The book really changes in tone once the dragons return. Marla is the first to visit and though Alex is mad, she accepts Marla’s help. More dragons who once fled return and begin to take accountability not only for their personal lives but also to the community at large. They show up at sewing circles, they march with farmworkers, they join anti-war committees, all the while living in their large grotesque bodies that were previously denied as existing at all. Marla, Alex, Beatrice and a few other dragons live their days out in a kind of intergenerational human / dragon commune and Marla picks up the job of raising her daughter.
Now Alex has a bit of the book to focus on herself. She reunites with her childhood friend and they become partners until PLOT TWIST, her first love finds she must become a dragon herself. Unlike the betrayal Alex would have felt by her mother leaving, she accepts Sonia’s desires and ends up with another earth bound person to be with until their end.

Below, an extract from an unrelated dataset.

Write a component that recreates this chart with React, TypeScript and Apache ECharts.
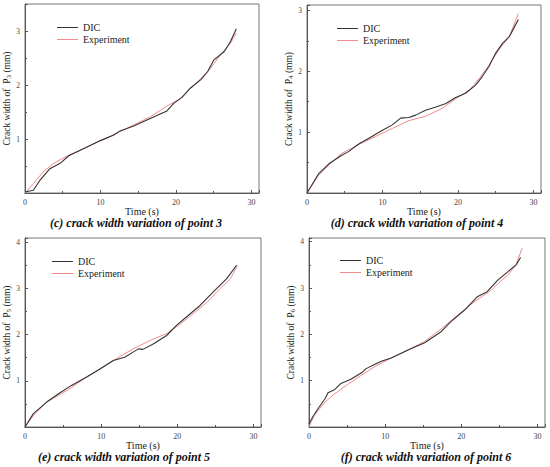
import React, { useEffect, useRef } from "react";
import * as echarts from "echarts";

// Panel (c) point 3
const p3DicT = [0, 1.1, 2.0, 3.3, 4.65, 5.8, 7.3, 10.0, 11.7, 12.6, 14.4, 16.6, 18.8, 19.7, 20.8, 21.9, 23.3, 24.2, 25.0, 26.4, 27.2, 28.0];
const p3DicV = [0.02, 0.05, 0.24, 0.45, 0.55, 0.69, 0.79, 0.97, 1.07, 1.15, 1.24, 1.38, 1.52, 1.66, 1.77, 1.94, 2.1, 2.25, 2.46, 2.62, 2.8, 3.04];
const p3ExpT = [0, 1.1, 2.4, 3.8, 5.5, 7.8, 10.0, 12.2, 14.4, 16.6, 18.8, 20.6, 21.9, 23.3, 24.6, 25.9, 27.2, 28.0];
const p3ExpV = [0, 0.17, 0.39, 0.55, 0.68, 0.82, 0.97, 1.11, 1.26, 1.41, 1.61, 1.75, 1.94, 2.12, 2.31, 2.56, 2.77, 2.96];

// Panel (d) point 4
const p4DicT = [0, 1.55, 2.9, 4.6, 5.5, 6.9, 8.2, 10.0, 11.3, 12.4, 13.5, 14.4, 15.7, 17.0, 18.4, 19.7, 21.0, 22.3, 23.2, 24.1, 25.0, 25.9, 26.8, 27.4, 28.0];
const p4DicV = [0, 0.32, 0.48, 0.62, 0.68, 0.81, 0.9, 1.03, 1.12, 1.23, 1.24, 1.28, 1.36, 1.41, 1.47, 1.57, 1.64, 1.77, 1.91, 2.08, 2.3, 2.46, 2.57, 2.71, 2.85];
const p4ExpT = [0, 1.55, 2.9, 4.6, 6.9, 9.1, 11.3, 13.5, 15.7, 17.9, 19.7, 21.5, 22.8, 24.1, 25.4, 26.8, 28.0];
const p4ExpV = [0, 0.29, 0.46, 0.65, 0.8, 0.93, 1.06, 1.19, 1.26, 1.39, 1.55, 1.69, 1.88, 2.1, 2.35, 2.57, 2.95];

// Panel (e) point 5
const p5DicT = [0, 1.1, 2.85, 4.6, 6.1, 8.1, 9.9, 11.6, 13.1, 14.2, 14.9, 15.5, 16.9, 18.6, 19.9, 21.2, 23.0, 24.7, 26.5, 27.8];
const p5DicV = [0, 0.29, 0.54, 0.74, 0.9, 1.08, 1.26, 1.44, 1.51, 1.62, 1.69, 1.68, 1.8, 1.98, 2.2, 2.38, 2.63, 2.92, 3.21, 3.5];
const p5ExpT = [0, 1.1, 2.85, 5.5, 8.1, 9.9, 12.0, 14.2, 16.4, 18.6, 20.4, 22.1, 23.9, 25.6, 27.0, 27.9];
const p5ExpV = [0, 0.25, 0.54, 0.79, 1.08, 1.26, 1.48, 1.69, 1.87, 2.02, 2.23, 2.45, 2.7, 2.99, 3.21, 3.5];

// Panel (f) point 6
const p6DicT = [0, 0.5, 1.2, 2.1, 2.5, 3.4, 4.2, 5.5, 6.9, 7.5, 8.6, 9.5, 10.8, 13.0, 15.2, 17.3, 18.6, 20.4, 22.1, 23.4, 24.8, 26.1, 27.2, 27.8];
const p6DicV = [0.07, 0.22, 0.4, 0.61, 0.74, 0.81, 0.94, 1.03, 1.17, 1.26, 1.35, 1.42, 1.49, 1.66, 1.82, 2.05, 2.27, 2.52, 2.81, 2.92, 3.17, 3.35, 3.5, 3.66];
const p6ExpT = [0, 0.7, 2.1, 3.4, 5.1, 6.9, 8.6, 10.8, 13.0, 15.2, 17.3, 19.5, 21.7, 23.9, 26.1, 27.2, 28.0];
const p6ExpV = [0, 0.25, 0.54, 0.72, 0.92, 1.12, 1.3, 1.49, 1.66, 1.85, 2.11, 2.41, 2.7, 2.95, 3.28, 3.5, 3.86];

const seriesNames = ["DIC", "Experiment"];
const pointLabels = ["3", "4", "5", "6"];
const captions = [
  "(c) crack width variation of point 3",
  "(d) crack width variation of point 4",
  "(e) crack width variation of point 5",
  "(f) crack width variation of point 6",
];
const xTicks = [0, 10, 20, 30];
const yMaxes = [3.5, 3.09, 4.09, 4.08];

const zip = (t: number[], v: number[]) => t.map((x, i) => [x, v[i]]);

const FONT = "Liberation Serif";

export default function App() {
  const ref = useRef<HTMLDivElement>(null);
  useEffect(() => {
    if (!ref.current) return;
    const chart = echarts.init(ref.current, undefined, { renderer: "svg" });

    const grids = [
      { left: 25, top: 4, width: 234, height: 189 },
      { left: 307, top: 5, width: 234, height: 188 },
      { left: 25, top: 238, width: 236, height: 189 },
      { left: 309, top: 238, width: 236, height: 189 },
    ];
    const data = [
      [zip(p3DicT, p3DicV), zip(p3ExpT, p3ExpV)],
      [zip(p4DicT, p4DicV), zip(p4ExpT, p4ExpV)],
      [zip(p5DicT, p5DicV), zip(p5ExpT, p5ExpV)],
      [zip(p6DicT, p6DicV), zip(p6ExpT, p6ExpV)],
    ];
    const legendPos = [
      { left: 52, top: 17 },
      { left: 332, top: 18 },
      { left: 47, top: 251 },
      { left: 335, top: 250 },
    ];
    const captionPos = [
      { x: 136, y: 223 },
      { x: 417, y: 223 },
      { x: 124, y: 457 },
      { x: 426, y: 457 },
    ];

    const axisCommon = {
      axisLine: { show: true, lineStyle: { color: "#555", width: 1 } },
      axisTick: { show: true, inside: true, length: 3, lineStyle: { color: "#555" } },
      minorTick: { show: true, splitNumber: 2, length: 2, lineStyle: { color: "#555" } },
      splitLine: { show: false },
      minorSplitLine: { show: false },
    };

    const option: any = {
      animation: false,
      backgroundColor: "#fff",
      textStyle: { fontFamily: FONT },
      grid: grids.map((g) => ({ ...g, show: true, borderColor: "#777", borderWidth: 1, backgroundColor: "transparent" })),
      xAxis: grids.map((_, i) => ({
        type: "value",
        gridIndex: i,
        min: xTicks[0],
        max: 31,
        interval: 10,
        ...axisCommon,
        axisLabel: { showMaxLabel: false, color: "#444", fontSize: 8, fontFamily: FONT, margin: 5 },
        name: "Time (s)",
        nameLocation: "middle",
        nameGap: 3,
        nameTextStyle: { color: "#222", fontSize: 10, fontFamily: FONT, lineHeight: 10 },
      })),
      yAxis: grids.map((_, i) => ({
        type: "value",
        gridIndex: i,
        min: 0,
        max: yMaxes[i],
        interval: 1,
        ...axisCommon,
        axisLabel: { showMinLabel: false, showMaxLabel: false, color: "#444", fontSize: 7.5, fontFamily: FONT, margin: 5 },
        name: "Crack width of  P{sub|" + pointLabels[i] + "} (mm)",
        nameLocation: "middle",
        nameGap: 8,
        nameTextStyle: {
          color: "#222",
          fontSize: 9.5,
          fontFamily: FONT,
          rich: { sub: { fontSize: 7, fontFamily: FONT, color: "#222", verticalAlign: "bottom", padding: [3, 0, 0, 0] } },
        },
      })),
      legend: legendPos.map((p) => ({
        ...p,
        orient: "vertical",
        data: seriesNames,
        icon: "rect",
        itemWidth: 21,
        itemHeight: 1,
        itemGap: 1,
        selectedMode: false,
        textStyle: { fontSize: 10, fontFamily: FONT, color: "#222", lineHeight: 11 },
      })),
      series: data.flatMap((pair, i) =>
        pair.map((d, j) => ({
          name: seriesNames[j],
          type: "line",
          xAxisIndex: i,
          yAxisIndex: i,
          data: d,
          showSymbol: false,
          symbol: "none",
          smooth: false,
          color: j === 0 ? "#333" : "#f28a8a",
          lineStyle: { width: j === 0 ? 1.1 : 1, color: j === 0 ? "#333" : "#f28a8a" },
          z: j === 0 ? 3 : 2,
        }))
      ),
      graphic: captions.map((c, i) => ({
        type: "text",
        x: captionPos[i].x,
        y: captionPos[i].y,
        style: {
          text: c,
          fill: "#111",
          fontFamily: FONT,
          fontSize: 12,
          fontStyle: "italic",
          fontWeight: "bold",
          textAlign: "center",
          textVerticalAlign: "middle",
        },
      })),
    };
    chart.setOption(option);
    return () => chart.dispose();
  }, []);
  return (
    <div
      ref={ref}
      style={{ position: "absolute", left: 0, top: 0, width: 550, height: 467, background: "#fff" }}
    />
  );
}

I enjoyed this Thelma and Louise meets Raya themed story where children are seen as delightful ruffians. I related to the conflict Alex felt between letting Beatrice be wild or taming her to answer to the world that’s run by the minds of men and their interests. There is recognition of trans dragons and dragons of color lest the process be associated only with white straight privilege. I did find that the narrator’s interest in remaining human caused the book to come off as a bit puritanical. There was some gendered characterization with the irrationality of women turning them into entirely different species all together. I wondered about what it was like to live as a dragon and why they came back. Is it just lonely at the top (of the atmosphere)? Or was it that they were so ostracized by their unacceptable power that until the world accepted women as fierce, they had nowhere else to go?

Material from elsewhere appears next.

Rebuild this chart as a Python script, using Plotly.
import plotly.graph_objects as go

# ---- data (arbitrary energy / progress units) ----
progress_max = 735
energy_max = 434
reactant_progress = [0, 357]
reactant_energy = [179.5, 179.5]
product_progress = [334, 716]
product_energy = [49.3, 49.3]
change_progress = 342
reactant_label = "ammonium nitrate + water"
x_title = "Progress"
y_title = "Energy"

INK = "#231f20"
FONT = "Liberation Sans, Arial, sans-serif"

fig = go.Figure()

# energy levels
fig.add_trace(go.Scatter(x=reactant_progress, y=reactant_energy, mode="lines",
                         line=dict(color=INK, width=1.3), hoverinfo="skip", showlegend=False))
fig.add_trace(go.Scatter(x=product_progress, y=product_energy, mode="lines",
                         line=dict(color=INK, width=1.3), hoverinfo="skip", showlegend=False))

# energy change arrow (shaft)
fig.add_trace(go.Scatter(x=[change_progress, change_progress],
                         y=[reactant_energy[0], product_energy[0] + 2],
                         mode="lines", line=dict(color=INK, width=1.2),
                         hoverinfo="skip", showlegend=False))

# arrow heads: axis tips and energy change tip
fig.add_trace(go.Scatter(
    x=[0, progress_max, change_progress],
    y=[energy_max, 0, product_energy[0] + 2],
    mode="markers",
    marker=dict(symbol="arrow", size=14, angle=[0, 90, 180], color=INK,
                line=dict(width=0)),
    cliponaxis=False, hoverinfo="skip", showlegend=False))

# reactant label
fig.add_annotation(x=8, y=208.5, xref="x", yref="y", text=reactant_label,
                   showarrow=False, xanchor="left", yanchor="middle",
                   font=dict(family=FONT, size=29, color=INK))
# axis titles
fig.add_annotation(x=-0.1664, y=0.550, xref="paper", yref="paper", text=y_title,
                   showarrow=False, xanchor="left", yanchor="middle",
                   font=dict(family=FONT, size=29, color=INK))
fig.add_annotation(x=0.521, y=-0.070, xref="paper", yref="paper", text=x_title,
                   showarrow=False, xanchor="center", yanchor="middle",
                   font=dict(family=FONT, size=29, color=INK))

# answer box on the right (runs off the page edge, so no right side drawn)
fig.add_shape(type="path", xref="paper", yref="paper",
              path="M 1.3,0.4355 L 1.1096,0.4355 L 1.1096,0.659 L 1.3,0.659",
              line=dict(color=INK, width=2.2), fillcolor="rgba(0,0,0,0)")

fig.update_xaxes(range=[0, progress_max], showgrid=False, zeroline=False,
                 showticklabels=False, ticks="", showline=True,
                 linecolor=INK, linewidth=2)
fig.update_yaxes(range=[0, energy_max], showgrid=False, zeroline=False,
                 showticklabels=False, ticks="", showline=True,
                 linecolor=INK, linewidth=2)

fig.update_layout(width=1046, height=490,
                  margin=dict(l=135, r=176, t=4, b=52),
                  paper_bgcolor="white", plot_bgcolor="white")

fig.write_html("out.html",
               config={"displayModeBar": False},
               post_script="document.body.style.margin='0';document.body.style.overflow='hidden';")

Also, like in so many feminist texts these days, the men get a real pass. Sure, some are eaten or fried by fire and others die lonely of old age but only one man in the whole book comes off at best neutral. An old scientist, rumbled, vested and the responsible author of intertextual documents about the phenomenon of the transformations, stands in as the sole male figure who wants only to uncover the truth. I relate to this block in imagination. The book was written when it’s hard to envision a truly good man. The writer says seeds of the book began with Christine Blasey Ford’s testimony and grew into a story about memory, loss, trauma and being shamed into silence. I also relate to the point in time in the author’s life when one reckons with all this (she’s 49) and how most women’s pasts, even today, contain silences that would burn the world alive were they all to be revealed. Perhaps the writer is right to suggest that simply acknowledging all women have done in the past 50 years DOES leave men behind. As we recognize the place women’s anger and true shape has in our culture there’s less space or place for those who can’t live among us.